I have the alphabet {0,1}, and I want to find the complement of the language described by the regular expression (0+10)*. As far as I understand, it must be a string containing anything but the part "10", namely it can be an empty string, or a string containing "00", "01", or "11" and every combination of these. The tutorial I am following gives these possible solutions that I can't fit the answer in:

1)      (0+1)*11(0+10)* + (0+1)*1
2)      (0+1)*11(0+10)* + (0+10)*1
3)      (0+1)*(1+11)(0+1)*
4)      (0+10)*11(0+10)*

I have been through the proces of e-NFA, DFA, and back to a regular expression which can be seen here: e-NFA, DFA and complemented DFA

With 1, 2, 3, and 4 given by:

1 = {B, C, D, E}
2 = {B, C, D, E, F, H}
3 = {I}
4 = {B, C, D, E, G, H}

Which gives me the following complemented regular expression that doesn't seem to be any near 1 through four above:

(1+00*1)*(0(1+00*1))* = 0(1+00*1)

I hope someone can clarify this. Thanks in advance, J.

Answer 1

So in general you have to go through a deterministic finite automaton to complement a regular expression. (See this question.) But you may be able to do it by inspection here.

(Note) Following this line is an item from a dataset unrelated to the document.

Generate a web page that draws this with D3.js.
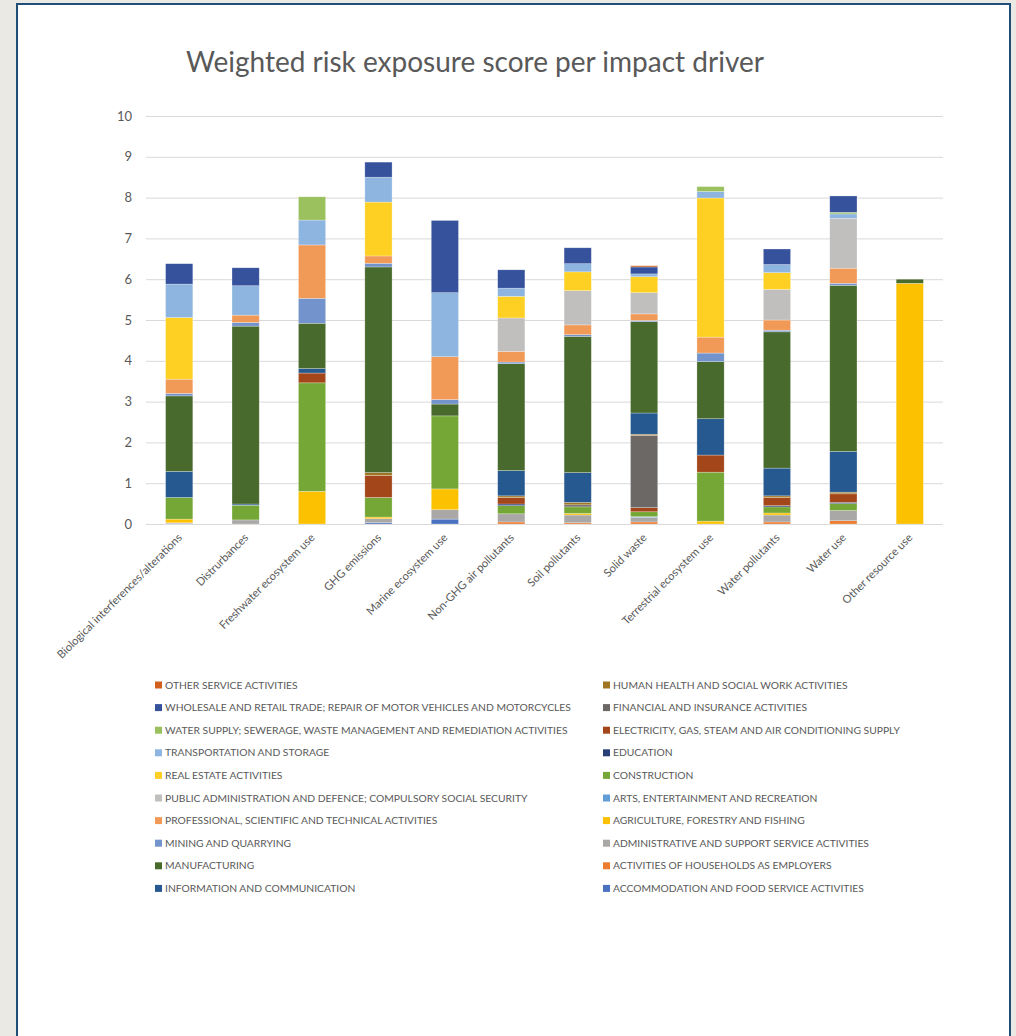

The regex ^(0+10)*$ matches the empty string plus all other binary strings that start with 0, end with 10, and have at least two 0s between any pair of 1s. (I'm assuming that the regular expression is meant to be anchored; if it matches all strings that contain a match, this becomes a harder problem.)

The complement therefore includes only nonempty binary strings that either start with 1, end with 1 or 00, or include 11 or 101 anywhere in them. Here's one way to encode that as a regular expression:

(^1|(1|00)$|10?1)

But there are no doubt simpler ways.